Records with drawing code:
──────────────────────────────

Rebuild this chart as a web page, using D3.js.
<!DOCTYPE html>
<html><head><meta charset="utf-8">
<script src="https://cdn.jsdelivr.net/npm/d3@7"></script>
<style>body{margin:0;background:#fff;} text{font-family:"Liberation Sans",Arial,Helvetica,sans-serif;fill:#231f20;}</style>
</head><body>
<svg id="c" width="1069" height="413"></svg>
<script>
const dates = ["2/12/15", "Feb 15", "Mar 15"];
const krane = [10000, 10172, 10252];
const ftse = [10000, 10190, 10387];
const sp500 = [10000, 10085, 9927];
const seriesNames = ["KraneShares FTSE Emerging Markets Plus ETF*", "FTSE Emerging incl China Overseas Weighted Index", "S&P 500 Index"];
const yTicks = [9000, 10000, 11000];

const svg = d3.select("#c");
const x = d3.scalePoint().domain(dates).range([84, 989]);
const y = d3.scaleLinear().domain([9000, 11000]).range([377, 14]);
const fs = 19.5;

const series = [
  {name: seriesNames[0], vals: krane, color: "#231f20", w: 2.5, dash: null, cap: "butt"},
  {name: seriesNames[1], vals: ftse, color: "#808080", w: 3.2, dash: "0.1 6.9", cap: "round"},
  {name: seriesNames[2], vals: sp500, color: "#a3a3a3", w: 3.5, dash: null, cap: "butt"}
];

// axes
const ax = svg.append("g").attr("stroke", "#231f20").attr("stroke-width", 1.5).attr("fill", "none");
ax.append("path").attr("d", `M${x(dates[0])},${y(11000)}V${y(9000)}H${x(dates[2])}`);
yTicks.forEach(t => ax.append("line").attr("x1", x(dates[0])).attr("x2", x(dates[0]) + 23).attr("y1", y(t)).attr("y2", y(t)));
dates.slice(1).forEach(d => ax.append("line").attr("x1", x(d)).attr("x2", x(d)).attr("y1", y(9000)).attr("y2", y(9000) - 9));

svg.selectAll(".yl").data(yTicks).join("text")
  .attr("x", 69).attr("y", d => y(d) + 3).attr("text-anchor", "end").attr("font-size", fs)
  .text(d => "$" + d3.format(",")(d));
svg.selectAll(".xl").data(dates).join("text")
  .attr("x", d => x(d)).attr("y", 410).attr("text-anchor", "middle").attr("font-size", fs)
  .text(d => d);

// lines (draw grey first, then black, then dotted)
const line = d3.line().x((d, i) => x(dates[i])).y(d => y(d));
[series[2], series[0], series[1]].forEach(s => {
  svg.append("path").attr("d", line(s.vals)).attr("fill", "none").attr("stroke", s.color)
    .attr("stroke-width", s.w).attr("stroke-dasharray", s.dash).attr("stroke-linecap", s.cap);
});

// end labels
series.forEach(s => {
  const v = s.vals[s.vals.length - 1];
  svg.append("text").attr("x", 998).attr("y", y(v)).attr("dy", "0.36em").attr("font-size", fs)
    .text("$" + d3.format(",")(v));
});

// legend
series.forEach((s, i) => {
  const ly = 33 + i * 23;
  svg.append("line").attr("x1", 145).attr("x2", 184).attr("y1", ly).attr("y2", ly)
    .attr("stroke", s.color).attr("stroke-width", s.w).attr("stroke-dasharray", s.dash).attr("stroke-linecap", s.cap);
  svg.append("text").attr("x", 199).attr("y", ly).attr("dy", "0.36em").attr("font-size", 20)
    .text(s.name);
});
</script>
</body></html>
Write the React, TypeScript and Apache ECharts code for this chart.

──────────────────────────────

> _Given problem_: Read through the lines above and collect those that contain the string "chart".

> _Finished exercise_:
Rebuild this chart as a web page, using D3.js.
Write the React, TypeScript and Apache ECharts code for this chart.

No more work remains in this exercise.